We must be chasing out the last days of winter, and I’ll raise a glass to that. Or maybe a jug, as over the centuries, much ale has been poured from this jolly chap: the Toby jug.


The Toby jug is a pottery jug originally in the form of a seated person; head and shoulders variants came later. Typically they portrayed a jovial man holding a beer mug and tobacco pipe wearing a tricorn hat, which forms the spout.

The original brown salt glazed Toby jug was developed and popularised from the 1760s. Variations included sporting squires, sailors, female characters, and military personalities.

The name “Toby” may come from a variety of sources including the “Low Toby” (mugger), Sir Toby Belch from Shakespeare’s Twelfth Night, or renowned Yorkshire drinker Henry Elwes, nicknamed Toby Fillpot.

The finest modelled and painted Toby jugs were produced during the mid-18th to mid 19th century by Staffordshire Pottery companies including Wood, Hollins, Pratt, Whieldon and Astbury. These jugs now command high prices.

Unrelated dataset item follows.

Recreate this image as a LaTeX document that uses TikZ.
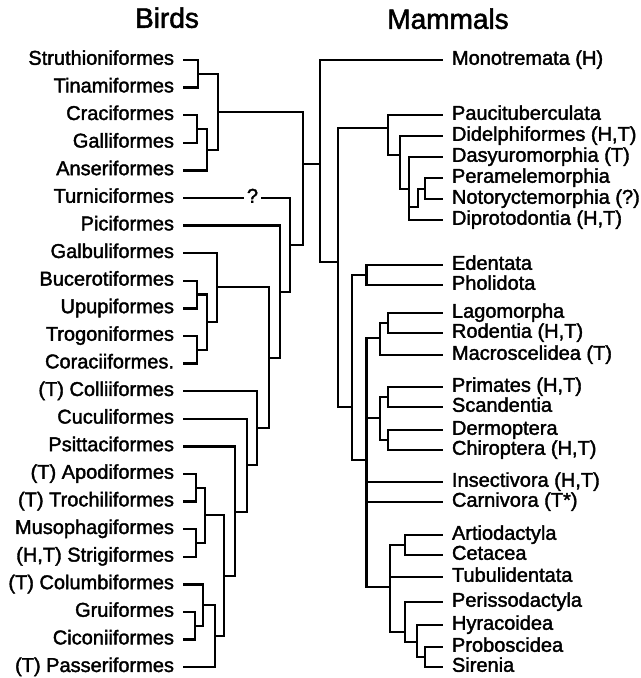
\documentclass[tikz,border=0pt]{standalone}
\usepackage{fontspec}
\setmainfont{Liberation Sans}
\newfontfamily\labfont{Liberation Sans}[FakeBold=1.8]
\begin{document}
\begin{tikzpicture}[x=0.75pt,y=-0.75pt,
  br/.style={line width=1.8pt,line cap=rect,line join=miter},
  bl/.style={anchor=east,inner xsep=0pt,inner ysep=0pt,outer xsep=7.5pt,outer ysep=0pt,
    text height=0.716em,text depth=0pt,font=\labfont\fontsize{15pt}{17pt}\selectfont},
  ml/.style={anchor=west,inner xsep=0pt,inner ysep=0pt,outer xsep=7.5pt,outer ysep=0pt,
    text height=0.716em,text depth=0pt,font=\labfont\fontsize{15pt}{17pt}\selectfont},
  ttl/.style={font=\labfont\fontsize{21pt}{24pt}\selectfont,inner sep=0pt,text height=0.716em,text depth=0pt}]
\useasboundingbox (0,0) rectangle (641,678);
% titles
\node[ttl] (tb) at (167,23) {Birds};
\node[ttl] (tm) at (448,24) {Mammals};
% bird labels
\node[bl] (b1) at (184,60.0) {Struthioniformes};
\node[bl] (b2) at (184,87.6) {Tinamiformes};
\node[bl] (b3) at (184,115.2) {Craciformes};
\node[bl] (b4) at (184,142.8) {Galliformes};
\node[bl] (b5) at (184,170.4) {Anseriformes};
\node[bl] (b6) at (184,198.0) {Turniciformes};
\node[bl] (b7) at (184,225.6) {Piciformes};
\node[bl] (b8) at (184,253.2) {Galbuliformes};
\node[bl] (b9) at (184,280.8) {Bucerotiformes};
\node[bl] (b10) at (184,308.4) {Upupiformes};
\node[bl] (b11) at (184,336.0) {Trogoniformes};
\node[bl] (b12) at (184,363.6) {Coraciiformes.};
\node[bl] (b13) at (184,391.2) {(T) Colliiformes};
\node[bl] (b14) at (184,418.8) {Cuculiformes};
\node[bl] (b15) at (184,446.4) {Psittaciformes};
\node[bl] (b16) at (184,474.0) {(T) Apodiformes};
\node[bl] (b17) at (184,501.6) {(T) Trochiliformes};
\node[bl] (b18) at (184,529.2) {Musophagiformes};
\node[bl] (b19) at (184,556.8) {(H,T) Strigiformes};
\node[bl] (b20) at (184,584.4) {(T) Columbiformes};
\node[bl] (b21) at (184,612.0) {Gruiformes};
\node[bl] (b22) at (184,639.6) {Ciconiiformes};
\node[bl] (b23) at (184,667.2) {(T) Passeriformes};
\node[inner xsep=3pt,inner ysep=0pt,text height=0.716em,text depth=0pt,font=\labfont\fontsize{15pt}{17pt}\selectfont] (q) at (252.5,198) {?};
% mammal labels
\node[ml] (m1) at (442,60) {Monotremata (H)};
\node[ml] (m2) at (442,115) {Paucituberculata};
\node[ml] (m3) at (442,136) {Didelphiformes (H,T)};
\node[ml] (m4) at (442,157) {Dasyuromorphia (T)};
\node[ml] (m5) at (442,178) {Peramelemorphia};
\node[ml] (m6) at (442,199) {Notoryctemorphia (?)};
\node[ml] (m7) at (442,220) {Diprotodontia (H,T)};
\node[ml] (m8) at (442,265) {Edentata};
\node[ml] (m9) at (442,285) {Pholidota};
\node[ml] (m10) at (442,313) {Lagomorpha};
\node[ml] (m11) at (442,333) {Rodentia (H,T)};
\node[ml] (m12) at (442,355) {Macroscelidea (T)};
\node[ml] (m13) at (442,387) {Primates (H,T)};
\node[ml] (m14) at (442,407) {Scandentia};
\node[ml] (m15) at (442,430) {Dermoptera};
\node[ml] (m16) at (442,450) {Chiroptera (H,T)};
\node[ml] (m17) at (442,482) {Insectivora (H,T)};
\node[ml] (m18) at (442,502) {Carnivora (T*)};
\node[ml] (m19) at (442,535) {Artiodactyla};
\node[ml] (m20) at (442,555) {Cetacea};
\node[ml] (m21) at (442,577) {Tubulidentata};
\node[ml] (m22) at (442,602) {Perissodactyla};
\node[ml] (m23) at (442,625) {Hyracoidea};
\node[ml] (m24) at (442,647) {Proboscidea};
\node[ml] (m25) at (442,667) {Sirenia};
% bird junctions
\coordinate (j12) at (198,73.8);
\coordinate (j34) at (197,129);
\coordinate (j345) at (207,150);
\coordinate (jGal) at (218,112);
\coordinate (jPal) at (303,164);
\coordinate (jA) at (290,245);
\coordinate (jB) at (280,292);
\coordinate (jC) at (269,358);
\coordinate (jD) at (217,287);
\coordinate (jE) at (207,322);
\coordinate (jF) at (197,294.6);
\coordinate (jG) at (197,349.8);
\coordinate (jCol) at (257,428);
\coordinate (jCu) at (247,465);
\coordinate (jPs) at (235,512);
\coordinate (jH) at (224,576);
\coordinate (jI) at (205,515);
\coordinate (jK) at (196,487.8);
\coordinate (jL) at (196,543);
\coordinate (jJ) at (215,636);
\coordinate (jM) at (203,605);
\coordinate (jN) at (195,625.8);
% mammal junctions
\coordinate (jRoot) at (320,164);
\coordinate (jTh) at (338,262);
\coordinate (jMars) at (388,128);
\coordinate (jM2) at (400,155);
\coordinate (jM3) at (409,189);
\coordinate (jM4) at (425,189);
\coordinate (jStep) at (418,207);
\coordinate (jEu) at (352,407);
\coordinate (jXP) at (366.5,275);
\coordinate (jRest) at (366.5,460);
\coordinate (jGl) at (380,338);
\coordinate (jLR) at (388,323);
\coordinate (jAr) at (380,418);
\coordinate (jPS) at (388,397);
\coordinate (jDC) at (388,440);
\coordinate (jUng) at (390,587);
\coordinate (jAC) at (405,545);
\coordinate (jPH) at (405,632);
\coordinate (jHPS) at (417,642);
\coordinate (jPS2) at (425,657);
% bird tree
\draw[br] (b1.east) -| (j12) |- (b2.east);
\draw[br] (b3.east) -| (j34) |- (b4.east);
\draw[br] (j34) -| (j345) |- (b5.east);
\draw[br] (j12) -| (jGal) |- (j345);
\draw[br] (jGal) -| (jPal) |- (jA);
\draw[br] (b6.east) -- (q.west);
\draw[br] (q.east) -| (jA) |- (jB);
\draw[br] (b7.east) -| (jB) |- (jC);
\draw[br] (jD) -| (jC) |- (jCol);
\draw[br] (b8.east) -| (jD) |- (jE);
\draw[br] (jF) -| (jE) |- (jG);
\draw[br] (b9.east) -| (jF) |- (b10.east);
\draw[br] (b11.east) -| (jG) |- (b12.east);
\draw[br] (b13.east) -| (jCol) |- (jCu);
\draw[br] (b14.east) -| (jCu) |- (jPs);
\draw[br] (b15.east) -| (jPs) |- (jH);
\draw[br] (jI) -| (jH) |- (jJ);
\draw[br] (jK) -| (jI) |- (jL);
\draw[br] (b16.east) -| (jK) |- (b17.east);
\draw[br] (b18.east) -| (jL) |- (b19.east);
\draw[br] (jM) -| (jJ) |- (b23.east);
\draw[br] (b20.east) -| (jM) |- (jN);
\draw[br] (b21.east) -| (jN) |- (b22.east);
% root
\draw[br] (jPal) -- (jRoot);
\draw[br] (m1.west) -| (jRoot) |- (jTh);
% mammal tree
\draw[br] (jMars) -| (jTh) |- (jEu);
\draw[br] (m2.west) -| (jMars) |- (jM2);
\draw[br] (m3.west) -| (jM2) |- (jM3);
\draw[br] (m4.west) -| (jM3) |- (m7.west);
\draw[br] (m5.west) -| (jM4) |- (m6.west);
\draw[br] (jM4) -| (jStep) -- (jStep -| jM3);
\draw[br] (jXP) -| (jEu) |- (jRest);
\draw[br] (m8.west) -| (jXP) |- (m9.west);
\draw[br] (jGl) -| (jRest) |- (jUng);
\draw[br] (jLR) -| (jGl) |- (m12.west);
\draw[br] (m10.west) -| (jLR) |- (m11.west);
\draw[br] (jAr) -- (jAr -| jRest);
\draw[br] (jPS) -| (jAr) |- (jDC);
\draw[br] (m13.west) -| (jPS) |- (m14.west);
\draw[br] (m15.west) -| (jDC) |- (m16.west);
\draw[br] (m17.west) -- (m17.west -| jRest);
\draw[br] (m18.west) -- (m18.west -| jRest);
\draw[br] (jAC) -| (jUng) |- (jPH);
\draw[br] (m21.west) -- (m21.west -| jUng);
\draw[br] (m19.west) -| (jAC) |- (m20.west);
\draw[br] (m22.west) -| (jPH) |- (jHPS);
\draw[br] (m23.west) -| (jHPS) |- (jPS2);
\draw[br] (m24.west) -| (jPS2) |- (m25.west);
\end{tikzpicture}
\end{document}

Easier to find are mass produced Toby jugs following technological developments in the mid 19th century onwards. Prices range from a few pounds to hundreds depending on age, rarity, detail, historical interest, provenance, and condition.

Doulton are innovative designers of Toby jugs from 1815 to the present day. In the early 20th century they created a jug depicting just the head and shoulders.

Featuring figures from literature, history and legend, in 1934 the first “character jug” was launched: John Barleycorn, symbolising whisky. During the 1950s designer Max Henk incorporated formerly plain handles into the jug’s design. His “Long John Silver” had a parrot handle, “Alice in Wonderland” a flamingo, and “London Bobby” has a whistle and Big Ben on the handle.

The Royal Doulton 1940s “Twelve Tinies” (character jugs just 1¼” high) are highly collectable, prices start from £25 upwards.
In 2012, jug enthusiasts paid thousands at auction for a rare collection of Toby jugs depicting dictators, politicians and military leaders. John F Kennedy alone fetched £21,000; I’d say cheers to that!